GOAL:
Retype the opening lines of the listing below, ending with the line that contains "(p2b) at (454,148);", and leave out any pictures.

DATASET CONTENT:
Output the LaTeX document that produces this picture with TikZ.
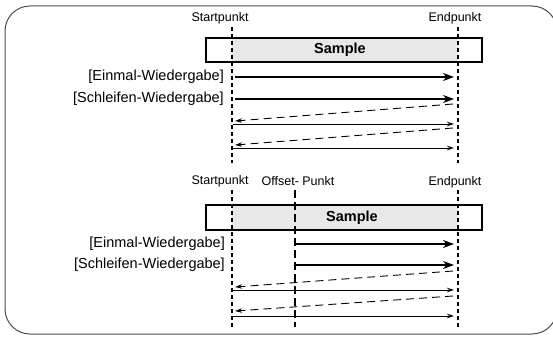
\documentclass[tikz,border=0pt]{standalone}
\usepackage{fontspec}
\setmainfont{Liberation Sans}
\usetikzlibrary{arrows.meta}

\begin{document}
\begin{tikzpicture}[x=1pt,y=-1pt,
every node/.style={inner sep=0pt},
pointlabel/.style={font=\fontsize{12.5}{14}\selectfont},
rowlabel/.style={anchor=east,font=\fontsize{14.5}{17}\selectfont},
sampletext/.style={font=\fontsize{14.5}{17}\selectfont\bfseries},
marker/.style={line width=1.4pt,dash pattern=on 4pt off 3pt},
offsetmarker/.style={line width=1.4pt,dash pattern=on 8pt off 4pt},
boxline/.style={draw,line width=2pt},
playthick/.style={line width=2pt,-{Stealth[length=11pt,width=8pt]}},
playthin/.style={line width=0.9pt,-{Stealth[length=7pt,width=4.5pt]}},
jumpback/.style={line width=0.9pt,dash pattern=on 8pt off 5pt,-{Stealth[length=7pt,width=4.5pt]}}]

\clip (0,0) rectangle (553,337);
\draw[gray!60!black,line width=1pt,rounded corners=25pt] (5,6) rectangle (557,334);

% upper part
\node[pointlabel] (start1) at (220,18) {Startpunkt};
\node[pointlabel] (end1) at (455,18) {Endpunkt};
\coordinate (s1top) at (232,27);
\coordinate (s1bot) at (232,163);
\coordinate (e1top) at (458,27);
\coordinate (e1bot) at (458,163);

\fill[gray!18] (232,38) rectangle (458,62);
\draw[marker] (s1top) -- (s1bot);
\draw[marker] (e1top) -- (e1bot);
\draw[boxline] (206,38) rectangle (482,62);
\node[sampletext] (smp1) at (340,50) {Sample};

\node[rowlabel] (once1) at (224,77) {[Einmal-Wiedergabe]};
\node[rowlabel] (loop1) at (224,99) {[Schleifen-Wiedergabe]};

\coordinate (o1a) at (235,77);  \coordinate (o1b) at (454,77);
\coordinate (l1a) at (235,99);  \coordinate (l1b) at (454,99);
\coordinate (r1a) at (453,104); \coordinate (r1b) at (235,121);
\coordinate (p1a) at (233,124); \coordinate (p1b) at (454,124);
\coordinate (r2a) at (453,128); \coordinate (r2b) at (235,145);
\coordinate (p2a) at (233,148); \coordinate (p2b) at (454,148);

\draw[playthick] (o1a) -- (o1b);
\draw[playthick] (l1a) -- (l1b);
\draw[jumpback] (r1a) -- (r1b);
\draw[playthin] (p1a) -- (p1b);
\draw[jumpback] (r2a) -- (r2b);
\draw[playthin] (p2a) -- (p2b);

% lower part
\node[pointlabel] (start2) at (220,181) {Startpunkt};
\node[pointlabel] (offs2) at (298,181) {Offset- Punkt};
\node[pointlabel] (end2) at (455,182) {Endpunkt};
\coordinate (s2top) at (232,190);
\coordinate (s2bot) at (232,328);
\coordinate (f2top) at (295,190);
\coordinate (f2bot) at (295,327);
\coordinate (e2top) at (458,190);
\coordinate (e2bot) at (458,327);

\fill[gray!18] (232,205) rectangle (458,230);
\draw[marker] (s2top) -- (s2bot);
\draw[offsetmarker] (f2top) -- (f2bot);
\draw[marker] (e2top) -- (e2bot);
\draw[boxline] (206,205) rectangle (482,230);
\node[sampletext] (smp2) at (352,218) {Sample};

\node[rowlabel] (once2) at (225,244) {[Einmal-Wiedergabe]};
\node[rowlabel] (loop2) at (225,265) {[Schleifen-Wiedergabe]};

\coordinate (o2a) at (296,244); \coordinate (o2b) at (454,244);
\coordinate (l2a) at (296,265); \coordinate (l2b) at (454,265);
\coordinate (r3a) at (453,271); \coordinate (r3b) at (235,287);
\coordinate (p3a) at (233,290); \coordinate (p3b) at (454,290);
\coordinate (r4a) at (453,296); \coordinate (r4b) at (235,311);
\coordinate (p4a) at (233,316); \coordinate (p4b) at (454,316);

\draw[playthick] (o2a) -- (o2b);
\draw[playthick] (l2a) -- (l2b);
\draw[jumpback] (r3a) -- (r3b);
\draw[playthin] (p3a) -- (p3b);
\draw[jumpback] (r4a) -- (r4b);
\draw[playthin] (p4a) -- (p4b);

\end{tikzpicture}
\end{document}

RESULT OF THE EXERCISE:
Output the LaTeX document that produces this picture with TikZ.
\documentclass[tikz,border=0pt]{standalone}
\usepackage{fontspec}
\setmainfont{Liberation Sans}
\usetikzlibrary{arrows.meta}

\begin{document}
\begin{tikzpicture}[x=1pt,y=-1pt,
every node/.style={inner sep=0pt},
pointlabel/.style={font=\fontsize{12.5}{14}\selectfont},
rowlabel/.style={anchor=east,font=\fontsize{14.5}{17}\selectfont},
sampletext/.style={font=\fontsize{14.5}{17}\selectfont\bfseries},
marker/.style={line width=1.4pt,dash pattern=on 4pt off 3pt},
offsetmarker/.style={line width=1.4pt,dash pattern=on 8pt off 4pt},
boxline/.style={draw,line width=2pt},
playthick/.style={line width=2pt,-{Stealth[length=11pt,width=8pt]}},
playthin/.style={line width=0.9pt,-{Stealth[length=7pt,width=4.5pt]}},
jumpback/.style={line width=0.9pt,dash pattern=on 8pt off 5pt,-{Stealth[length=7pt,width=4.5pt]}}]

\clip (0,0) rectangle (553,337);
\draw[gray!60!black,line width=1pt,rounded corners=25pt] (5,6) rectangle (557,334);

% upper part
\node[pointlabel] (start1) at (220,18) {Startpunkt};
\node[pointlabel] (end1) at (455,18) {Endpunkt};
\coordinate (s1top) at (232,27);
\coordinate (s1bot) at (232,163);
\coordinate (e1top) at (458,27);
\coordinate (e1bot) at (458,163);

\fill[gray!18] (232,38) rectangle (458,62);
\draw[marker] (s1top) -- (s1bot);
\draw[marker] (e1top) -- (e1bot);
\draw[boxline] (206,38) rectangle (482,62);
\node[sampletext] (smp1) at (340,50) {Sample};

\node[rowlabel] (once1) at (224,77) {[Einmal-Wiedergabe]};
\node[rowlabel] (loop1) at (224,99) {[Schleifen-Wiedergabe]};

\coordinate (o1a) at (235,77);  \coordinate (o1b) at (454,77);
\coordinate (l1a) at (235,99);  \coordinate (l1b) at (454,99);
\coordinate (r1a) at (453,104); \coordinate (r1b) at (235,121);
\coordinate (p1a) at (233,124); \coordinate (p1b) at (454,124);
\coordinate (r2a) at (453,128); \coordinate (r2b) at (235,145);
\coordinate (p2a) at (233,148); \coordinate (p2b) at (454,148);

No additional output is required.